DATA EXCERPT:
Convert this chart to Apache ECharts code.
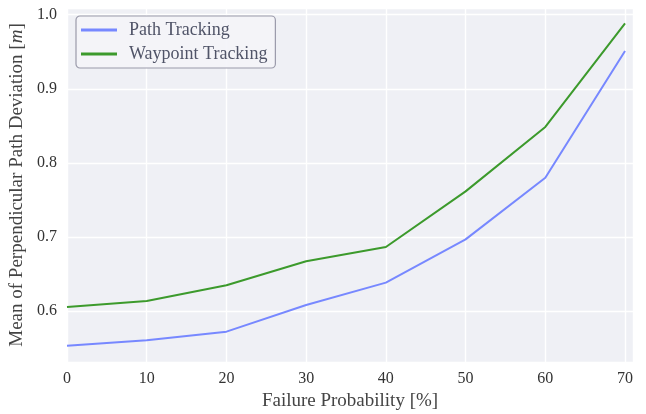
<!DOCTYPE html>
<html>
<head>
<meta charset="utf-8">
<script src="https://cdn.jsdelivr.net/npm/echarts@6/dist/echarts.min.js"></script>
<style>html,body{margin:0;padding:0;background:#fff}#c{width:646px;height:414px}</style>
</head>
<body>
<div id="c"></div>
<script>
const failureProb = [0, 10, 20, 30, 40, 50, 60, 70];
const pathTracking = [0.5536, 0.5609, 0.5725, 0.6085, 0.6386, 0.697, 0.780, 0.951];
const waypointTracking = [0.6058, 0.6139, 0.635, 0.6674, 0.6867, 0.7617, 0.8486, 0.9884];
const seriesNames = ['Path Tracking', 'Waypoint Tracking'];

const font = 'Liberation Serif';
const chart = echarts.init(document.getElementById('c'), null, {renderer: 'canvas'});
const zip = (xs, ys) => xs.map((x, i) => [x, ys[i]]);
chart.setOption({
  animation: false,
  backgroundColor: '#ffffff',
  textStyle: {fontFamily: font},
  grid: {left: 67, right: 13, top: 8, bottom: 52, show: true, backgroundColor: '#eff0f5', borderWidth: 0,
         containLabel: false, outerBoundsMode: 'none'},
  legend: {
    left: 76, top: 16, orient: 'vertical',
    itemWidth: 36, itemHeight: 3, itemGap: 6,
    padding: [5, 8, 5, 5],
    backgroundColor: 'rgba(244,244,248,0.9)', borderColor: '#9a9aaa', borderWidth: 1.2, borderRadius: 4,
    textStyle: {fontFamily: font, fontSize: 18, color: '#505468', padding: [0, 0, 0, 7]},
    icon: 'rect',
    data: seriesNames
  },
  xAxis: {
    type: 'value', min: 0, max: 71, interval: 10,
    name: 'Failure Probability [%]', nameLocation: 'middle', nameGap: 28,
    nameTextStyle: {fontFamily: font, fontSize: 19, color: '#444'},
    axisLine: {show: false}, axisTick: {show: false},
    axisLabel: {fontFamily: font, fontSize: 16, color: '#333', margin: 9, showMaxLabel: false},
    splitLine: {show: true, lineStyle: {color: '#ffffff', width: 1.4}}
  },
  yAxis: {
    type: 'value', min: 0.5316, max: 1.009, splitNumber: 5,
    name: 'Mean of Perpendicular Path Deviation [{i|m}]', nameLocation: 'middle', nameGap: 30,
    nameTextStyle: {fontFamily: font, fontSize: 19, color: '#444', rich: {i: {fontFamily: font, fontStyle: 'italic', fontSize: 19, color: '#444'}}},
    axisLine: {show: false}, axisTick: {show: false},
    axisLabel: {fontFamily: font, fontSize: 16, color: '#333', margin: 10, showMinLabel: false, showMaxLabel: false,
      formatter: v => v.toFixed(1)},
    splitLine: {show: true, lineStyle: {color: '#ffffff', width: 1.4}}
  },
  series: [
    {name: seriesNames[0], type: 'line', data: zip(failureProb, pathTracking), symbol: 'none',
     lineStyle: {color: '#7788ff', width: 2}, itemStyle: {color: '#7788ff'}},
    {name: seriesNames[1], type: 'line', data: zip(failureProb, waypointTracking), symbol: 'none',
     lineStyle: {color: '#3c9a2c', width: 2}, itemStyle: {color: '#3c9a2c'}}
  ]
});
</script>
</body>
</html>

REQUIRED TASK:
Would you set down the listing exactly, omitting pictures?

REPLY:
Convert this chart to Apache ECharts code.
<!DOCTYPE html>
<html>
<head>
<meta charset="utf-8">
<script src="https://cdn.jsdelivr.net/npm/echarts@6/dist/echarts.min.js"></script>
<style>html,body{margin:0;padding:0;background:#fff}#c{width:646px;height:414px}</style>
</head>
<body>
<div id="c"></div>
<script>
const failureProb = [0, 10, 20, 30, 40, 50, 60, 70];
const pathTracking = [0.5536, 0.5609, 0.5725, 0.6085, 0.6386, 0.697, 0.780, 0.951];
const waypointTracking = [0.6058, 0.6139, 0.635, 0.6674, 0.6867, 0.7617, 0.8486, 0.9884];
const seriesNames = ['Path Tracking', 'Waypoint Tracking'];

const font = 'Liberation Serif';
const chart = echarts.init(document.getElementById('c'), null, {renderer: 'canvas'});
const zip = (xs, ys) => xs.map((x, i) => [x, ys[i]]);
chart.setOption({
  animation: false,
  backgroundColor: '#ffffff',
  textStyle: {fontFamily: font},
  grid: {left: 67, right: 13, top: 8, bottom: 52, show: true, backgroundColor: '#eff0f5', borderWidth: 0,
         containLabel: false, outerBoundsMode: 'none'},
  legend: {
    left: 76, top: 16, orient: 'vertical',
    itemWidth: 36, itemHeight: 3, itemGap: 6,
    padding: [5, 8, 5, 5],
    backgroundColor: 'rgba(244,244,248,0.9)', borderColor: '#9a9aaa', borderWidth: 1.2, borderRadius: 4,
    textStyle: {fontFamily: font, fontSize: 18, color: '#505468', padding: [0, 0, 0, 7]},
    icon: 'rect',
    data: seriesNames
  },
  xAxis: {
    type: 'value', min: 0, max: 71, interval: 10,
    name: 'Failure Probability [%]', nameLocation: 'middle', nameGap: 28,
    nameTextStyle: {fontFamily: font, fontSize: 19, color: '#444'},
    axisLine: {show: false}, axisTick: {show: false},
    axisLabel: {fontFamily: font, fontSize: 16, color: '#333', margin: 9, showMaxLabel: false},
    splitLine: {show: true, lineStyle: {color: '#ffffff', width: 1.4}}
  },
  yAxis: {
    type: 'value', min: 0.5316, max: 1.009, splitNumber: 5,
    name: 'Mean of Perpendicular Path Deviation [{i|m}]', nameLocation: 'middle', nameGap: 30,
    nameTextStyle: {fontFamily: font, fontSize: 19, color: '#444', rich: {i: {fontFamily: font, fontStyle: 'italic', fontSize: 19, color: '#444'}}},
    axisLine: {show: false}, axisTick: {show: false},
    axisLabel: {fontFamily: font, fontSize: 16, color: '#333', margin: 10, showMinLabel: false, showMaxLabel: false,
      formatter: v => v.toFixed(1)},
    splitLine: {show: true, lineStyle: {color: '#ffffff', width: 1.4}}
  },
  series: [
    {name: seriesNames[0], type: 'line', data: zip(failureProb, pathTracking), symbol: 'none',
     lineStyle: {color: '#7788ff', width: 2}, itemStyle: {color: '#7788ff'}},
    {name: seriesNames[1], type: 'line', data: zip(failureProb, waypointTracking), symbol: 'none',
     lineStyle: {color: '#3c9a2c', width: 2}, itemStyle: {color: '#3c9a2c'}}
  ]
});
</script>
</body>
</html>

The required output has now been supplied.